A ministra Cármen Lúcia, em seu voto, começa manifestando seu pesar pela condenação de Genoino. Mas não estamos julgando histórias pessoais, disse ela. Estamos julgando as provas dos autos. Ela reexamina os fatos. Todos os depoimentos concordam: as finanças do PT estavam “em frangalhos” em 2002. Como é possível, pergunta ela, que do início de 2003 até meados de 2005 o PT passasse a ter tanto dinheiro para distribuir para tanta gente, e essa súbita facilidade não levasse José Genoino a perguntar “de onde vem esse dinheiro? O que é isso? Como se conseguiu isso?”
Cerca de R$ 3 milhões vinham do Banco Rural, como se sabe, através de um empréstimo inicialmente avalizado por Marcos Valério e Delúbio Soares. O empréstimo foi considerado fictício, apenas uma maneira de Marcos Valério esquentar o dinheiro que recebera do Banco do Brasil.

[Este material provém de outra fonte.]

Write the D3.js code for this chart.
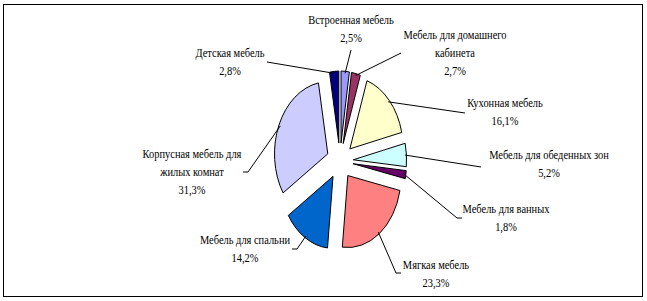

Lewandowski foi à carga. Consta dos autos que pelo menos uma parcela desse empréstimo foi de fato paga pelo PT; não era uma fraude. Naquela sessão do STF, Ayres Britto desmontou o argumento. Sim, uma parcela foi paga… mas em 2012! Quando o processo do mensalão já corria com mais ritmo, interessando a todos dar credibilidade às teses da defesa.
Pois bem, José Genoino foi avalista desse empréstimo do PT com o Banco Rural, quando ocorriam as renovações do crédito, a cada três meses. Certo, não entendia de finanças. Como presidente do PT, tinha de cumprir, pelo estatuto, o dever de assinar aquele tipo de coisa.

Observo, entretanto, que não é à toa que o estatuto exige a assinatura do presidente do partido. Um nome como o de José Genoino não se construiu aos poucos; está lá, justamente, para dar credibilidade e honradez aos atos partidários. Quantos não se deixaram enganar, vendo que “até o José Genoino” endossava as opções do PT no tocante a seus acordos “políticos” -que na verdade, mas isso nunca enganou ninguém, eram negociados no balcão de Jefferson, Janene e companhia?

O crime maior, que o PT cometeu contra a própria credibilidade, mas em favor de reformas econômicas que negavam o seu programa, foi ter-se envolvido em acordos com a escória da política brasileira. Há quem ache que valeu a pena, pensando no desempenho do governo Lula, há quem ache que não.

Quem resolve dar festa num chiqueiro termina sujo também. José Genoino não roubou, José Genoino fez o que lhe pareceu mais certo, sem pensar em vantagens financeiras pessoais. Mas inocente não era.